### EXERCISE AIM
Exact reproduction of the data is required, with images excluded.

### GIVEN INFORMATION

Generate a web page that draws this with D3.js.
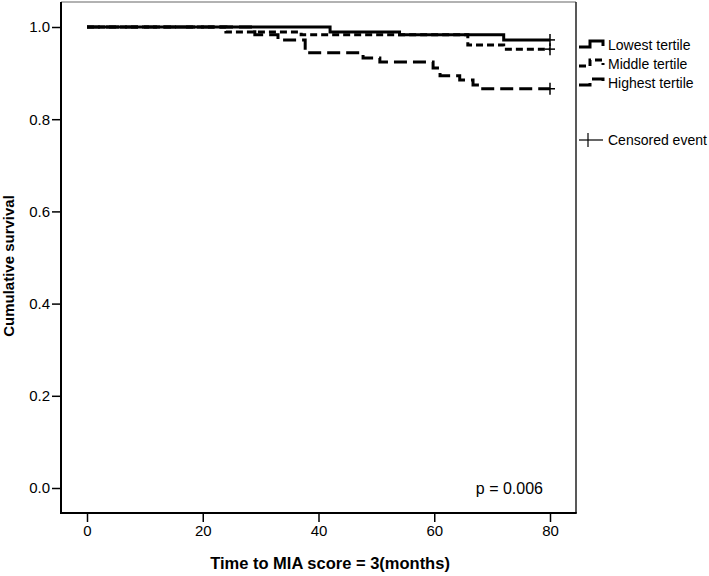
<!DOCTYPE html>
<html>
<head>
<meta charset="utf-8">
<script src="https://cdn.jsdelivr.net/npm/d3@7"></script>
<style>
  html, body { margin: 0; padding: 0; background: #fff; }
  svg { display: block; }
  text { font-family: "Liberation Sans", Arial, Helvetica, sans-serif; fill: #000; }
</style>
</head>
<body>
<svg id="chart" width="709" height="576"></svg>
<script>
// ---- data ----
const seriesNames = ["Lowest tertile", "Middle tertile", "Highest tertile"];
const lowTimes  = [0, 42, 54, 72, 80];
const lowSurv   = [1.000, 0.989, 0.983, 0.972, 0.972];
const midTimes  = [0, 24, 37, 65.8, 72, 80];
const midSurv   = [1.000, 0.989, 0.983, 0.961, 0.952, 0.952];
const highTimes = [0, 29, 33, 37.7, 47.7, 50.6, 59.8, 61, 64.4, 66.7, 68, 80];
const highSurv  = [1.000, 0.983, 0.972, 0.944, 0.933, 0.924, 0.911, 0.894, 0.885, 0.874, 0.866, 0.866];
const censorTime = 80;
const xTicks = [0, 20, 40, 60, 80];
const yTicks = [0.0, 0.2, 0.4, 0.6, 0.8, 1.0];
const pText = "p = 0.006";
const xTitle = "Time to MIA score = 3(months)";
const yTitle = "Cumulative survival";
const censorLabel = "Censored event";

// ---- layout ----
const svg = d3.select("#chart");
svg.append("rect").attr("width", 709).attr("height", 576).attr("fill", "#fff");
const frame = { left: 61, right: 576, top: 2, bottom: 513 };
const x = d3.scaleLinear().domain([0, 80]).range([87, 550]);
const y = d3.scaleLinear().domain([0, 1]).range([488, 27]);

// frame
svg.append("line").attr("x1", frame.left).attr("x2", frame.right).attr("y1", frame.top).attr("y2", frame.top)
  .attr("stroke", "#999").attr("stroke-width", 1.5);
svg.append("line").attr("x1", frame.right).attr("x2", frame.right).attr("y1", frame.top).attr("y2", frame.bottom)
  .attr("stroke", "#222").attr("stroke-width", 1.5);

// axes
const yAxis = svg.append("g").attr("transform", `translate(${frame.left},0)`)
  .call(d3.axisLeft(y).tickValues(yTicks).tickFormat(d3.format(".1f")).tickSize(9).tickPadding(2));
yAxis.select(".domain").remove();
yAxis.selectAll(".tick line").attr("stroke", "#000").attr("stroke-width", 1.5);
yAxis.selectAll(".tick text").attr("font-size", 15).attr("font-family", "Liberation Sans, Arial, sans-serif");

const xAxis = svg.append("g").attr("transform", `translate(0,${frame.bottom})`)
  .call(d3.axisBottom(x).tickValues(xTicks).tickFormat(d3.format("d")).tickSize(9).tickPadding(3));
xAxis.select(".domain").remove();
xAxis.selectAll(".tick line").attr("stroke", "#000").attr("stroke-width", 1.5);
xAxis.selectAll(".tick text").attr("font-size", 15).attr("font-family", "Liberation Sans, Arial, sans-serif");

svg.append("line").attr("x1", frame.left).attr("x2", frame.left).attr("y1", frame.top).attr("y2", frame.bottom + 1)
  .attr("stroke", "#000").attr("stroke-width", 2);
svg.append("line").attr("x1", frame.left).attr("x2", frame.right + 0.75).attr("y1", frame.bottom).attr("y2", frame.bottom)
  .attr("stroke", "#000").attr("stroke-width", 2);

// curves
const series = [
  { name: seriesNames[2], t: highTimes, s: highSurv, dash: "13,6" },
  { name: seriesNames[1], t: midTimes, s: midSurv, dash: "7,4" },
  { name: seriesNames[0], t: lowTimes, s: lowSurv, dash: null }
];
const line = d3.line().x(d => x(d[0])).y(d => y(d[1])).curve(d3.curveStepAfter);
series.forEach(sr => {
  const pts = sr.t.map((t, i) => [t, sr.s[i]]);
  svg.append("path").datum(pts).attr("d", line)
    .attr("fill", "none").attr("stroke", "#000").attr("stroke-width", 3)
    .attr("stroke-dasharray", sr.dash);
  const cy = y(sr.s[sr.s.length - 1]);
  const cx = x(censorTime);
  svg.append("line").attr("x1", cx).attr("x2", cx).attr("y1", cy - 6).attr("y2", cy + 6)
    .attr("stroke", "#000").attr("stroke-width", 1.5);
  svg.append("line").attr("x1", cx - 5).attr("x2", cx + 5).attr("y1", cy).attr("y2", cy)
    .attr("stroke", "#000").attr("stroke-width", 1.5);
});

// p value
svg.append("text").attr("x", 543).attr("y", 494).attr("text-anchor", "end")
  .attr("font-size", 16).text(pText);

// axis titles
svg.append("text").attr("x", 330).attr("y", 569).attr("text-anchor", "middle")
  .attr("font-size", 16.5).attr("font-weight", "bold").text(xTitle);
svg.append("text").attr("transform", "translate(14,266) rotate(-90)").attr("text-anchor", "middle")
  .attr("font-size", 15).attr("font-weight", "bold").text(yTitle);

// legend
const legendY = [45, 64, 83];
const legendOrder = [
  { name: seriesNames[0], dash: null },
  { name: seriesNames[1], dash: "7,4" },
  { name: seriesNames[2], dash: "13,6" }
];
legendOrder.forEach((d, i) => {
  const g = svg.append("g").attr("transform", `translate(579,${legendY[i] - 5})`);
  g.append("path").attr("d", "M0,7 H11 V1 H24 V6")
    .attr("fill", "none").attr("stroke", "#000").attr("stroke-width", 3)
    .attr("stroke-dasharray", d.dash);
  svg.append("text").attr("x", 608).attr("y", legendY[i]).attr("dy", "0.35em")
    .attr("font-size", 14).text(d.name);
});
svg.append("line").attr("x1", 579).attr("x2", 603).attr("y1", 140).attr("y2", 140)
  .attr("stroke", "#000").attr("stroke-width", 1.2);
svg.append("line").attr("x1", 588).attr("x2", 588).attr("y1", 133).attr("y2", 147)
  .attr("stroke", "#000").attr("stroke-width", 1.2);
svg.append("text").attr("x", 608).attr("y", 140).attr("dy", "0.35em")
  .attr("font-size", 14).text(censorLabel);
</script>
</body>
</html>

### CORRECT RESULT
Generate a web page that draws this with D3.js.
<!DOCTYPE html>
<html>
<head>
<meta charset="utf-8">
<script src="https://cdn.jsdelivr.net/npm/d3@7"></script>
<style>
  html, body { margin: 0; padding: 0; background: #fff; }
  svg { display: block; }
  text { font-family: "Liberation Sans", Arial, Helvetica, sans-serif; fill: #000; }
</style>
</head>
<body>
<svg id="chart" width="709" height="576"></svg>
<script>
// ---- data ----
const seriesNames = ["Lowest tertile", "Middle tertile", "Highest tertile"];
const lowTimes  = [0, 42, 54, 72, 80];
const lowSurv   = [1.000, 0.989, 0.983, 0.972, 0.972];
const midTimes  = [0, 24, 37, 65.8, 72, 80];
const midSurv   = [1.000, 0.989, 0.983, 0.961, 0.952, 0.952];
const highTimes = [0, 29, 33, 37.7, 47.7, 50.6, 59.8, 61, 64.4, 66.7, 68, 80];
const highSurv  = [1.000, 0.983, 0.972, 0.944, 0.933, 0.924, 0.911, 0.894, 0.885, 0.874, 0.866, 0.866];
const censorTime = 80;
const xTicks = [0, 20, 40, 60, 80];
const yTicks = [0.0, 0.2, 0.4, 0.6, 0.8, 1.0];
const pText = "p = 0.006";
const xTitle = "Time to MIA score = 3(months)";
const yTitle = "Cumulative survival";
const censorLabel = "Censored event";

// ---- layout ----
const svg = d3.select("#chart");
svg.append("rect").attr("width", 709).attr("height", 576).attr("fill", "#fff");
const frame = { left: 61, right: 576, top: 2, bottom: 513 };
const x = d3.scaleLinear().domain([0, 80]).range([87, 550]);
const y = d3.scaleLinear().domain([0, 1]).range([488, 27]);

// frame
svg.append("line").attr("x1", frame.left).attr("x2", frame.right).attr("y1", frame.top).attr("y2", frame.top)
  .attr("stroke", "#999").attr("stroke-width", 1.5);
svg.append("line").attr("x1", frame.right).attr("x2", frame.right).attr("y1", frame.top).attr("y2", frame.bottom)
  .attr("stroke", "#222").attr("stroke-width", 1.5);

// axes
const yAxis = svg.append("g").attr("transform", `translate(${frame.left},0)`)
  .call(d3.axisLeft(y).tickValues(yTicks).tickFormat(d3.format(".1f")).tickSize(9).tickPadding(2));
yAxis.select(".domain").remove();
yAxis.selectAll(".tick line").attr("stroke", "#000").attr("stroke-width", 1.5);
yAxis.selectAll(".tick text").attr("font-size", 15).attr("font-family", "Liberation Sans, Arial, sans-serif");

const xAxis = svg.append("g").attr("transform", `translate(0,${frame.bottom})`)
  .call(d3.axisBottom(x).tickValues(xTicks).tickFormat(d3.format("d")).tickSize(9).tickPadding(3));
xAxis.select(".domain").remove();
xAxis.selectAll(".tick line").attr("stroke", "#000").attr("stroke-width", 1.5);
xAxis.selectAll(".tick text").attr("font-size", 15).attr("font-family", "Liberation Sans, Arial, sans-serif");

svg.append("line").attr("x1", frame.left).attr("x2", frame.left).attr("y1", frame.top).attr("y2", frame.bottom + 1)
  .attr("stroke", "#000").attr("stroke-width", 2);
svg.append("line").attr("x1", frame.left).attr("x2", frame.right + 0.75).attr("y1", frame.bottom).attr("y2", frame.bottom)
  .attr("stroke", "#000").attr("stroke-width", 2);

// curves
const series = [
  { name: seriesNames[2], t: highTimes, s: highSurv, dash: "13,6" },
  { name: seriesNames[1], t: midTimes, s: midSurv, dash: "7,4" },
  { name: seriesNames[0], t: lowTimes, s: lowSurv, dash: null }
];
const line = d3.line().x(d => x(d[0])).y(d => y(d[1])).curve(d3.curveStepAfter);
series.forEach(sr => {
  const pts = sr.t.map((t, i) => [t, sr.s[i]]);
  svg.append("path").datum(pts).attr("d", line)
    .attr("fill", "none").attr("stroke", "#000").attr("stroke-width", 3)
    .attr("stroke-dasharray", sr.dash);
  const cy = y(sr.s[sr.s.length - 1]);
  const cx = x(censorTime);
  svg.append("line").attr("x1", cx).attr("x2", cx).attr("y1", cy - 6).attr("y2", cy + 6)
    .attr("stroke", "#000").attr("stroke-width", 1.5);
  svg.append("line").attr("x1", cx - 5).attr("x2", cx + 5).attr("y1", cy).attr("y2", cy)
    .attr("stroke", "#000").attr("stroke-width", 1.5);
});

// p value
svg.append("text").attr("x", 543).attr("y", 494).attr("text-anchor", "end")
  .attr("font-size", 16).text(pText);

// axis titles
svg.append("text").attr("x", 330).attr("y", 569).attr("text-anchor", "middle")
  .attr("font-size", 16.5).attr("font-weight", "bold").text(xTitle);
svg.append("text").attr("transform", "translate(14,266) rotate(-90)").attr("text-anchor", "middle")
  .attr("font-size", 15).attr("font-weight", "bold").text(yTitle);

// legend
const legendY = [45, 64, 83];
const legendOrder = [
  { name: seriesNames[0], dash: null },
  { name: seriesNames[1], dash: "7,4" },
  { name: seriesNames[2], dash: "13,6" }
];
legendOrder.forEach((d, i) => {
  const g = svg.append("g").attr("transform", `translate(579,${legendY[i] - 5})`);
  g.append("path").attr("d", "M0,7 H11 V1 H24 V6")
    .attr("fill", "none").attr("stroke", "#000").attr("stroke-width", 3)
    .attr("stroke-dasharray", d.dash);
  svg.append("text").attr("x", 608).attr("y", legendY[i]).attr("dy", "0.35em")
    .attr("font-size", 14).text(d.name);
});
svg.append("line").attr("x1", 579).attr("x2", 603).attr("y1", 140).attr("y2", 140)
  .attr("stroke", "#000").attr("stroke-width", 1.2);
svg.append("line").attr("x1", 588).attr("x2", 588).attr("y1", 133).attr("y2", 147)
  .attr("stroke", "#000").attr("stroke-width", 1.2);
svg.append("text").attr("x", 608).attr("y", 140).attr("dy", "0.35em")
  .attr("font-size", 14).text(censorLabel);
</script>
</body>
</html>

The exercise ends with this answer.